Enduring Legacies: Modern Implications
- [46:43]
- Clan identities and rivalries persist in places like Syria, activated during periods of state collapse.
- This “Arabization” was adopted by long-rooted locals, not mass invaders, and informs contemporary political debates over belonging and land rights.
“No clan, no ethnic identity is primordial. Everything was created at some point.” (Rapoport, 48:32)
- Dual identities persist—Egyptians are both “Arab” and “descendants of the Pharaohs”; Palestinians are both Arab and “people of the place”.
Notable Quotes & Memorable Moments
-
On the overlooked agency of peasants:
“Most farmers I know are not [passive]. And most of the people in the Middle Ages were farmers and they had agency and they wanted to keep as much of their harvest as they could, and they created their own identities and they told stories.” (Rapoport, 07:34)
-
Describing the shift in identity:
“From being individual peasants... they are now clans, and these clans are now attaching themselves to this genealogical tree of Arab people.” (Rapoport, 23:10)
-
Explaining the power of invented ancestry:
“If you are a convert, you want to erase the traces of your conversion... Lineage is the most logical choice.” (Rapoport, 22:13)
-
On the enduring duality of identities:
“People hold dual identities all the time, don't we?” (Rapoport, 51:54)
-
On the contemporary stakes of these narratives:
“...the fact that people call themselves clansmen doesn’t mean that they are not attached to the land.
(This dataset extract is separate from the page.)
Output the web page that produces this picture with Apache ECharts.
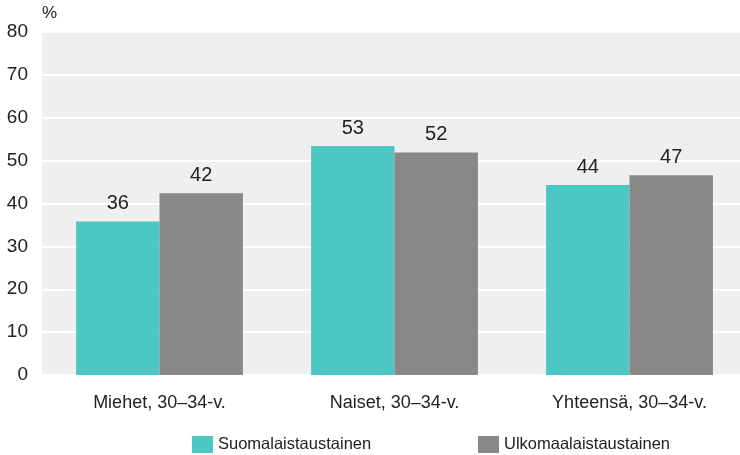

So this is something that is very real and happening at this moment in time when people, because of this myth of migrations, are being uprooted from lands they have been cultivating for many, many years.” (Rapoport, 53:41)
Key Timestamps
- [04:07] – Introduction of Yosef Rapoport
- [07:18] – Rural perspectives in medieval history
- [09:49] – What “Arab” meant in early Islam
- [14:37–16:41] – What identities meant to rural populations pre-Arabization
- [17:42–22:13] – How state power and conversion influenced new social identities
- [25:56–27:57] – Case study: The Sinai and Fayoum documents as evidence of identity change
- [31:20–36:09] – Palestine: Muslim and Christian communal organization
- [37:55–41:04] – Popular epics as tools for forging and spreading “Arabness”
- [42:21–46:43] – Ibn Taymiyyah’s objection & the persistence of tribal rivalries
- [48:32]–[54:38] – Modern implications and political stakes
Conclusion
Rapoport’s research fundamentally reframes what it means to be Arab in the Middle East, undermining simplistic ethnonationalist myths and emphasizing how fluid, imaginative, and contingent identities can be—even those that now seem primordial. The Arabization of Egypt and the Levant was not a story of mass migration, but of gradual, local transformation. This challenges political claims (in Israel, Palestine, Egypt and elsewhere) about who truly “belongs” and highlights the continuing importance of understanding identity formation as a complex, ground-up process, not merely an inheritance from an ancient past.